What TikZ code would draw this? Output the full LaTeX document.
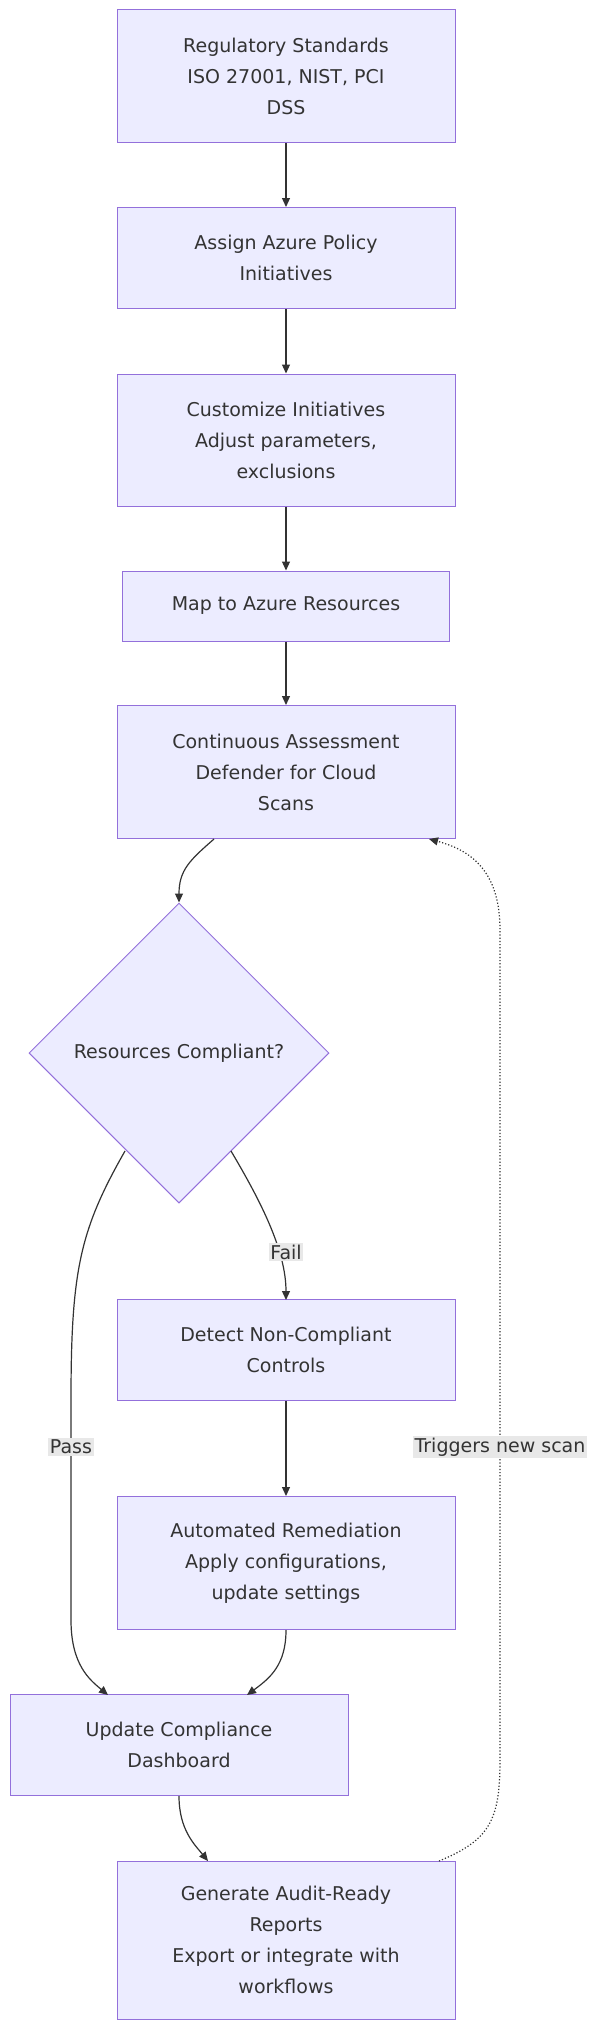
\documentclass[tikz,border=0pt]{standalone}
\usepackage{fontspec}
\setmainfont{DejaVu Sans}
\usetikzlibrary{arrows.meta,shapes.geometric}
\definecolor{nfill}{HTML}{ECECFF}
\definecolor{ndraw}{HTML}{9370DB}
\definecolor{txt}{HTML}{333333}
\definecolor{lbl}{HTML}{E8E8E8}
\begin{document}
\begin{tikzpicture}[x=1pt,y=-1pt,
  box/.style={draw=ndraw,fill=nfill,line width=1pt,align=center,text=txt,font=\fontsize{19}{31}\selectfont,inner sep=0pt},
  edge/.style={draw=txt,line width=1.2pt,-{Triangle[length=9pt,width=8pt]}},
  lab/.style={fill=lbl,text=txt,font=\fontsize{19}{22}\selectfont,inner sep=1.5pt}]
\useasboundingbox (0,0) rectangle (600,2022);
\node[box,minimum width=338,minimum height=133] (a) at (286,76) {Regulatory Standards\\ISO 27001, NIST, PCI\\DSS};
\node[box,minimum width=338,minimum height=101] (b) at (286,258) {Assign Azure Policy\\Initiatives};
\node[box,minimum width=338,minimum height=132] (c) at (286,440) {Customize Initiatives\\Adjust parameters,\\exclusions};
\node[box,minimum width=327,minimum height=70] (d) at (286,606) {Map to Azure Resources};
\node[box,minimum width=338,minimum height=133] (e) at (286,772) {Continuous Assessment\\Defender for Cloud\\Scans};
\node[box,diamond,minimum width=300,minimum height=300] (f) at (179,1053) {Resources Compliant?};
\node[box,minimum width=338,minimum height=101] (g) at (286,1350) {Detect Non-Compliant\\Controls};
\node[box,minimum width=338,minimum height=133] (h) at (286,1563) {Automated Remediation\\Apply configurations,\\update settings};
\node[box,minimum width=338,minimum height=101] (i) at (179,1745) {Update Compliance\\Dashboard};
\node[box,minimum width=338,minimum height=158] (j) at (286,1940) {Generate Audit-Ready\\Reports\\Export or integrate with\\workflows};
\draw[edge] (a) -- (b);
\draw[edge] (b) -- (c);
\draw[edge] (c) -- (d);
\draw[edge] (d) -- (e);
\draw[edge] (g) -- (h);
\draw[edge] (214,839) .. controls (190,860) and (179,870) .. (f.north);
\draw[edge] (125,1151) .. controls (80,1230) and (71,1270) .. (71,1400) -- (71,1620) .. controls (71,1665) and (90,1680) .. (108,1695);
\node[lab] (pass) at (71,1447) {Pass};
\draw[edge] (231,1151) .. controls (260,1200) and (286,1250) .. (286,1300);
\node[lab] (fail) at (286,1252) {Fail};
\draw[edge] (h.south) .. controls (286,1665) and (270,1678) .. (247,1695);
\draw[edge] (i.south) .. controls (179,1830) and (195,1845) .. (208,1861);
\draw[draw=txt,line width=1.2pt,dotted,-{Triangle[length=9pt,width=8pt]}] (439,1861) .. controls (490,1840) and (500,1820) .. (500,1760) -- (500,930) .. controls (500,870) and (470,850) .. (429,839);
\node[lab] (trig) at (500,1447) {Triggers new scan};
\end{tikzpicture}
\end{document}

----

# WHAT IS ASKED
Write out every line above exactly as it is, leaving out the pictures.

# SOLUTION TO THE PROBLEM
What TikZ code would draw this? Output the full LaTeX document.
\documentclass[tikz,border=0pt]{standalone}
\usepackage{fontspec}
\setmainfont{DejaVu Sans}
\usetikzlibrary{arrows.meta,shapes.geometric}
\definecolor{nfill}{HTML}{ECECFF}
\definecolor{ndraw}{HTML}{9370DB}
\definecolor{txt}{HTML}{333333}
\definecolor{lbl}{HTML}{E8E8E8}
\begin{document}
\begin{tikzpicture}[x=1pt,y=-1pt,
  box/.style={draw=ndraw,fill=nfill,line width=1pt,align=center,text=txt,font=\fontsize{19}{31}\selectfont,inner sep=0pt},
  edge/.style={draw=txt,line width=1.2pt,-{Triangle[length=9pt,width=8pt]}},
  lab/.style={fill=lbl,text=txt,font=\fontsize{19}{22}\selectfont,inner sep=1.5pt}]
\useasboundingbox (0,0) rectangle (600,2022);
\node[box,minimum width=338,minimum height=133] (a) at (286,76) {Regulatory Standards\\ISO 27001, NIST, PCI\\DSS};
\node[box,minimum width=338,minimum height=101] (b) at (286,258) {Assign Azure Policy\\Initiatives};
\node[box,minimum width=338,minimum height=132] (c) at (286,440) {Customize Initiatives\\Adjust parameters,\\exclusions};
\node[box,minimum width=327,minimum height=70] (d) at (286,606) {Map to Azure Resources};
\node[box,minimum width=338,minimum height=133] (e) at (286,772) {Continuous Assessment\\Defender for Cloud\\Scans};
\node[box,diamond,minimum width=300,minimum height=300] (f) at (179,1053) {Resources Compliant?};
\node[box,minimum width=338,minimum height=101] (g) at (286,1350) {Detect Non-Compliant\\Controls};
\node[box,minimum width=338,minimum height=133] (h) at (286,1563) {Automated Remediation\\Apply configurations,\\update settings};
\node[box,minimum width=338,minimum height=101] (i) at (179,1745) {Update Compliance\\Dashboard};
\node[box,minimum width=338,minimum height=158] (j) at (286,1940) {Generate Audit-Ready\\Reports\\Export or integrate with\\workflows};
\draw[edge] (a) -- (b);
\draw[edge] (b) -- (c);
\draw[edge] (c) -- (d);
\draw[edge] (d) -- (e);
\draw[edge] (g) -- (h);
\draw[edge] (214,839) .. controls (190,860) and (179,870) .. (f.north);
\draw[edge] (125,1151) .. controls (80,1230) and (71,1270) .. (71,1400) -- (71,1620) .. controls (71,1665) and (90,1680) .. (108,1695);
\node[lab] (pass) at (71,1447) {Pass};
\draw[edge] (231,1151) .. controls (260,1200) and (286,1250) .. (286,1300);
\node[lab] (fail) at (286,1252) {Fail};
\draw[edge] (h.south) .. controls (286,1665) and (270,1678) .. (247,1695);
\draw[edge] (i.south) .. controls (179,1830) and (195,1845) .. (208,1861);
\draw[draw=txt,line width=1.2pt,dotted,-{Triangle[length=9pt,width=8pt]}] (439,1861) .. controls (490,1840) and (500,1820) .. (500,1760) -- (500,930) .. controls (500,870) and (470,850) .. (429,839);
\node[lab] (trig) at (500,1447) {Triggers new scan};
\end{tikzpicture}
\end{document}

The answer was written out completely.